• **EXERCISE DESCRIPTION**: Please output every line of the material as it stands, without the pictures.

• **DATASET SECTION**:
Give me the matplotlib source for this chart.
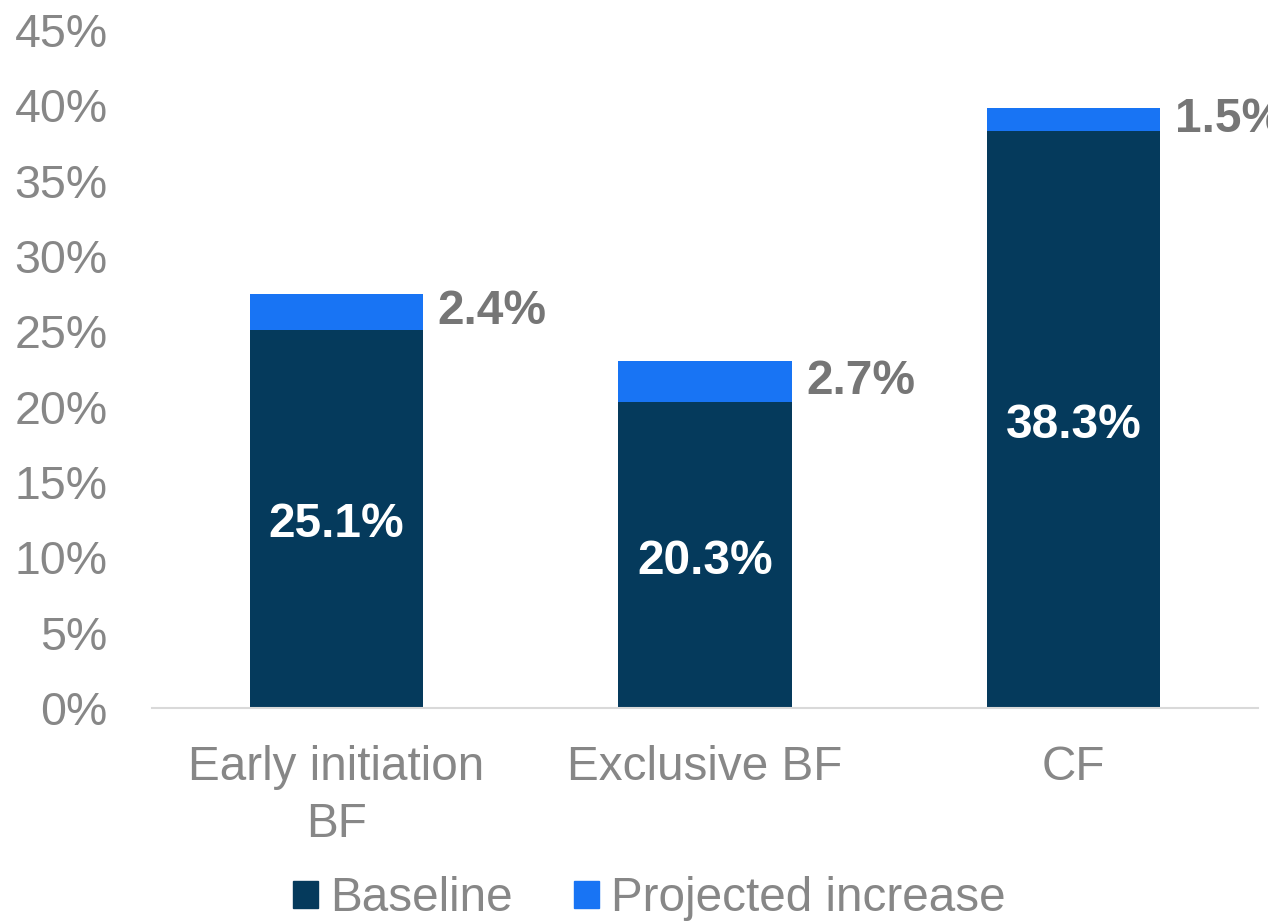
import numpy as np
import matplotlib.pyplot as plt
from matplotlib.ticker import FuncFormatter
from matplotlib.patches import Patch

# breastfeeding / complementary feeding indicators
categories = ['Early initiation\nBF', 'Exclusive BF', 'CF']
baseline = [25.1, 20.3, 38.3]
increase = [2.4, 2.7, 1.5]

navy = '#053a5c'
blue = '#1874f4'
grey = '#878787'

plt.rcParams['font.family'] = ['Liberation Sans', 'DejaVu Sans']

fig = plt.figure(figsize=(12.68, 9.21), dpi=100)
ax = fig.add_axes([0.1199, 0.2313, 0.8721, 0.7361])

x = np.arange(len(categories))
w = 0.47
ax.bar(x, baseline, w, color=navy, label='Baseline')
ax.bar(x, increase, w, bottom=baseline, color=blue, label='Projected increase')

# value labels: baseline inside, increase to the right of the bar
for i in range(len(categories)):
    ax.text(x[i], baseline[i] / 2 - 0.4, f'{baseline[i]:.1f}%', color='white',
            fontsize=34.5, fontweight='bold', ha='center', va='center')
    ax.text(x[i] + w / 2 + 0.04, baseline[i] + increase[i] / 2,
            f'{increase[i]:.1f}%', color='#767676', fontsize=34.5,
            fontweight='bold', ha='left', va='center', clip_on=False)

ax.set_xlim(-0.5, 2.5)
ax.set_ylim(0, 45)
ax.set_yticks(np.arange(0, 46, 5))
ax.yaxis.set_major_formatter(FuncFormatter(lambda v, p: f'{v:.0f}%'))
ax.set_xticks(x)
ax.set_xticklabels(categories, linespacing=1.33)

ax.tick_params(axis='y', length=0, pad=32, labelsize=33.5, labelcolor=grey)
ax.tick_params(axis='x', length=0, pad=27, labelsize=34.3, labelcolor=grey)

for s in ['top', 'right', 'left']:
    ax.spines[s].set_visible(False)
ax.spines['bottom'].set_color('#d9d9d9')
ax.spines['bottom'].set_linewidth(1.5)

handles = [Patch(color=navy), Patch(color=blue)]
fig.legend(handles, ['Baseline', 'Projected increase'], loc='center',
           bbox_to_anchor=(0.512, 0.024), ncol=2, frameon=False,
           fontsize=34.3, labelcolor=grey, handlelength=0.52, handleheight=0.52,
           handletextpad=0.25, columnspacing=1.3)

fig.savefig('out.png', dpi=100)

• **RESULT FOR THIS EXERCISE**:
Give me the matplotlib source for this chart.
import numpy as np
import matplotlib.pyplot as plt
from matplotlib.ticker import FuncFormatter
from matplotlib.patches import Patch

# breastfeeding / complementary feeding indicators
categories = ['Early initiation\nBF', 'Exclusive BF', 'CF']
baseline = [25.1, 20.3, 38.3]
increase = [2.4, 2.7, 1.5]

navy = '#053a5c'
blue = '#1874f4'
grey = '#878787'

plt.rcParams['font.family'] = ['Liberation Sans', 'DejaVu Sans']

fig = plt.figure(figsize=(12.68, 9.21), dpi=100)
ax = fig.add_axes([0.1199, 0.2313, 0.8721, 0.7361])

x = np.arange(len(categories))
w = 0.47
ax.bar(x, baseline, w, color=navy, label='Baseline')
ax.bar(x, increase, w, bottom=baseline, color=blue, label='Projected increase')

# value labels: baseline inside, increase to the right of the bar
for i in range(len(categories)):
    ax.text(x[i], baseline[i] / 2 - 0.4, f'{baseline[i]:.1f}%', color='white',
            fontsize=34.5, fontweight='bold', ha='center', va='center')
    ax.text(x[i] + w / 2 + 0.04, baseline[i] + increase[i] / 2,
            f'{increase[i]:.1f}%', color='#767676', fontsize=34.5,
            fontweight='bold', ha='left', va='center', clip_on=False)

ax.set_xlim(-0.5, 2.5)
ax.set_ylim(0, 45)
ax.set_yticks(np.arange(0, 46, 5))
ax.yaxis.set_major_formatter(FuncFormatter(lambda v, p: f'{v:.0f}%'))
ax.set_xticks(x)
ax.set_xticklabels(categories, linespacing=1.33)

ax.tick_params(axis='y', length=0, pad=32, labelsize=33.5, labelcolor=grey)
ax.tick_params(axis='x', length=0, pad=27, labelsize=34.3, labelcolor=grey)

for s in ['top', 'right', 'left']:
    ax.spines[s].set_visible(False)
ax.spines['bottom'].set_color('#d9d9d9')
ax.spines['bottom'].set_linewidth(1.5)

handles = [Patch(color=navy), Patch(color=blue)]
fig.legend(handles, ['Baseline', 'Projected increase'], loc='center',
           bbox_to_anchor=(0.512, 0.024), ncol=2, frameon=False,
           fontsize=34.3, labelcolor=grey, handlelength=0.52, handleheight=0.52,
           handletextpad=0.25, columnspacing=1.3)

fig.savefig('out.png', dpi=100)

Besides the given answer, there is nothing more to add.